Whether this record of ambition and execution in telecom is a solid foundation for the e-commerce success of Jio Mart and broadly of Reliance Retail remains to be seen. Reliance Retail both dwarfs its nearest brick-and-mortar competitor, Dmart, and is growing much faster. But, its huge share of the country’s organized retail market means that Reliance Retail’s growth is partly dependent on the Indian middle class and India’s economy growing as fast as in previous decades. As I had argued in this paper in October before the pandemic tipped India’s economy into something akin to a depression, with income shocks for just about everyone except the very rich, the Indian middle class is not growing (https://bit.ly/3knuTfu).

Reports late last month that JioMart’s corner-shop kirana partners increased order flows to four times of their pre-lockdown numbers, on a base that is tiny in the context of India’s unorganized retail trade, is part of a global trend. Amazon in the second quarter of 2020 saw its net income rise 100%, but still remains heavily dependent on web services for its profits. Significantly, Silver Lake’s investment in JioMart coincided with the Centre for Monitoring Indian Economy reporting that 21 million salaried jobs have been lost after India’s late-March lockdown.

Reliance’s success hitherto has also largely been in businesses that serve other large entities, rather than consumers—or in telecom, where service expectations are low. As K Vaitheeswaran, author of Failing to Succeed, his account of co-founding India’s first e-commerce business in 1999, points out, “The service levels in telecom are modest. E-commerce is different." Vaitheeswaran, who is now a co-founder of a firm marketing a health drink, Again, tried JioMart some weeks ago. A couple of items were old or had expired, he reports: “It’s almost a month. It remains unresolved. I have moved on."

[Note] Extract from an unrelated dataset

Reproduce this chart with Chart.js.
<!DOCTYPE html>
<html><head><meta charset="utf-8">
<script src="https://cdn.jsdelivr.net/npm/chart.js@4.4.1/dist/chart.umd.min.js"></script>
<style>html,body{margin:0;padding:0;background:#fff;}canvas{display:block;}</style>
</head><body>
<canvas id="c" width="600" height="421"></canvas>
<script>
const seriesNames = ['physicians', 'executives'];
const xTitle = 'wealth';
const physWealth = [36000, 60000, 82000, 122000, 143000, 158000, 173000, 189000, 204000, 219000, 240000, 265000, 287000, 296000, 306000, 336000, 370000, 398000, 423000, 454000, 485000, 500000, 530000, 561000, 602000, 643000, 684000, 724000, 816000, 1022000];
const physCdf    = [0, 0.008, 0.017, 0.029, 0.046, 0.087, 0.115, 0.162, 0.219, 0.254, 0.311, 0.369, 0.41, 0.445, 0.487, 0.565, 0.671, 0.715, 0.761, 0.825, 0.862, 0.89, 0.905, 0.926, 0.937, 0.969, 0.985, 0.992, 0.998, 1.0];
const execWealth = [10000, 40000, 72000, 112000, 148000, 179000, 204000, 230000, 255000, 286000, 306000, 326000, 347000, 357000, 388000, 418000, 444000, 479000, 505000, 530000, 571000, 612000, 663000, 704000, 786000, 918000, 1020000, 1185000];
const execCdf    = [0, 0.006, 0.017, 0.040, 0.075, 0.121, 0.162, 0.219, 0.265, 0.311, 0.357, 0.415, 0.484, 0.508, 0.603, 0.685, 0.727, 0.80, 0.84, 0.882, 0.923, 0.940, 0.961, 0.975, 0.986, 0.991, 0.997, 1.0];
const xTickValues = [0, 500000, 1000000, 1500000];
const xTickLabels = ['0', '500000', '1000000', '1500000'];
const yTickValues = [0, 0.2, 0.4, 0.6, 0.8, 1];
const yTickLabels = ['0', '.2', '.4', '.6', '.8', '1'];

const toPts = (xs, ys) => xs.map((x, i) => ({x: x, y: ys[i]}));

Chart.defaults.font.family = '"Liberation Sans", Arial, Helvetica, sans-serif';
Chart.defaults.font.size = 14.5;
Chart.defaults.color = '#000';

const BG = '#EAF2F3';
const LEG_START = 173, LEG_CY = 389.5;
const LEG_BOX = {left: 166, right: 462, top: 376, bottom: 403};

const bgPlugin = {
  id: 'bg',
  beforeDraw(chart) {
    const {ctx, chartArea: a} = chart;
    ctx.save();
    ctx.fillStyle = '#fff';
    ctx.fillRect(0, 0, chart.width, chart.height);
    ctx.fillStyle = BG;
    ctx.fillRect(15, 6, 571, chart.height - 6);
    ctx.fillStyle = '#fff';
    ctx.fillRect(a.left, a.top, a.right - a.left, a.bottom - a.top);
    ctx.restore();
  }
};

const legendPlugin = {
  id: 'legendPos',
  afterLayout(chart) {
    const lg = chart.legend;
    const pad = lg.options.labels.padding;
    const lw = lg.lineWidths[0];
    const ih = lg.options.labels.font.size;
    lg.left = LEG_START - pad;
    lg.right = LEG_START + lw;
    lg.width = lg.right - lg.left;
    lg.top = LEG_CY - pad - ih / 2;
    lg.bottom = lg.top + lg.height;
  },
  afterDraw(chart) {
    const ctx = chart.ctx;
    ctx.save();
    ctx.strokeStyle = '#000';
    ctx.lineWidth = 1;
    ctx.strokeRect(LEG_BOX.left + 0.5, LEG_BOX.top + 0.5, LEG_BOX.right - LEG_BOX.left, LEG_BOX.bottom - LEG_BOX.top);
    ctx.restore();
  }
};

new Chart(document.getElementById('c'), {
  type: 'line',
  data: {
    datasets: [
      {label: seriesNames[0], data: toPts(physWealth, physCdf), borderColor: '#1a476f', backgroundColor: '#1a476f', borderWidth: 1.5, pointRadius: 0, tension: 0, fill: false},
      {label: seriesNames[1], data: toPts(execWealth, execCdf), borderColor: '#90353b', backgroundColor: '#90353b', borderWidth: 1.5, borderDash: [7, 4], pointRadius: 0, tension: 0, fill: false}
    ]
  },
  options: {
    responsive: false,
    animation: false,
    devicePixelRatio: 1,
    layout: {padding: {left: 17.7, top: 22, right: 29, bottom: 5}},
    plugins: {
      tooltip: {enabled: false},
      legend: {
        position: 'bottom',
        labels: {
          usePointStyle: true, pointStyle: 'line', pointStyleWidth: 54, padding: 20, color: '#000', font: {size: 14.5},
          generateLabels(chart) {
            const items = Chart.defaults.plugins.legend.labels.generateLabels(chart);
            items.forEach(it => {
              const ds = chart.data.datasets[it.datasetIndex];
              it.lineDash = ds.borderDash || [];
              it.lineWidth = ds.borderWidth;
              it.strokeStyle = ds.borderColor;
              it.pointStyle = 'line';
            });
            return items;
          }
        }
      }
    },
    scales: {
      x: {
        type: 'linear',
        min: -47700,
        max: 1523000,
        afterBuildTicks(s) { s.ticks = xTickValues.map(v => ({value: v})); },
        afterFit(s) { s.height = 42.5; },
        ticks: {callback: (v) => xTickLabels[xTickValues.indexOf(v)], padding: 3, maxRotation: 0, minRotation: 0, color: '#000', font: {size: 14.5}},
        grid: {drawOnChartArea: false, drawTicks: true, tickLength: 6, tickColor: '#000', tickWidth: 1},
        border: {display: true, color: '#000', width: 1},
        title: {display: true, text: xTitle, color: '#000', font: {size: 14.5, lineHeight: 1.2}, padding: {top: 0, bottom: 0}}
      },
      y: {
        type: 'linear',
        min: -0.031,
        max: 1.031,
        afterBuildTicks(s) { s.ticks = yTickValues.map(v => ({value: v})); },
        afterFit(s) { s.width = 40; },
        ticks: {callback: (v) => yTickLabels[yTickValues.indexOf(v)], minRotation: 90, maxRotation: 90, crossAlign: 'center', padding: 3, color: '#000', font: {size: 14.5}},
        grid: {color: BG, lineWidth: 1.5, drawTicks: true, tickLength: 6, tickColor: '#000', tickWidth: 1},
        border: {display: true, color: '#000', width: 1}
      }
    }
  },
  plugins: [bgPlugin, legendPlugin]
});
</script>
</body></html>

Grocery remains highly fragmented in India, is much more complex online than selling books or clothes, and is “hyper-local" says K. Ganesh, a promoter of Big Basket. Even formats like supermarkets have just a fraction of India’s total grocery spend. Once the pandemic is behind us, conversion to online grocery sales may stall because Indian consumers prefer looking at vegetables and fruit closely before they buy.

In far more tech-savvy China, traditional markets account for above two-thirds of all grocery sales. With 75% of Indian consumers having an annual income of less than $2,500, according to Goldman Sachs, and the prospects of raising incomes looking bleak, the projected online bonanza for Reliance may prove a tall order.

Rahul Jacob is a Mint columnist and a former Financial Times foreign correspondent.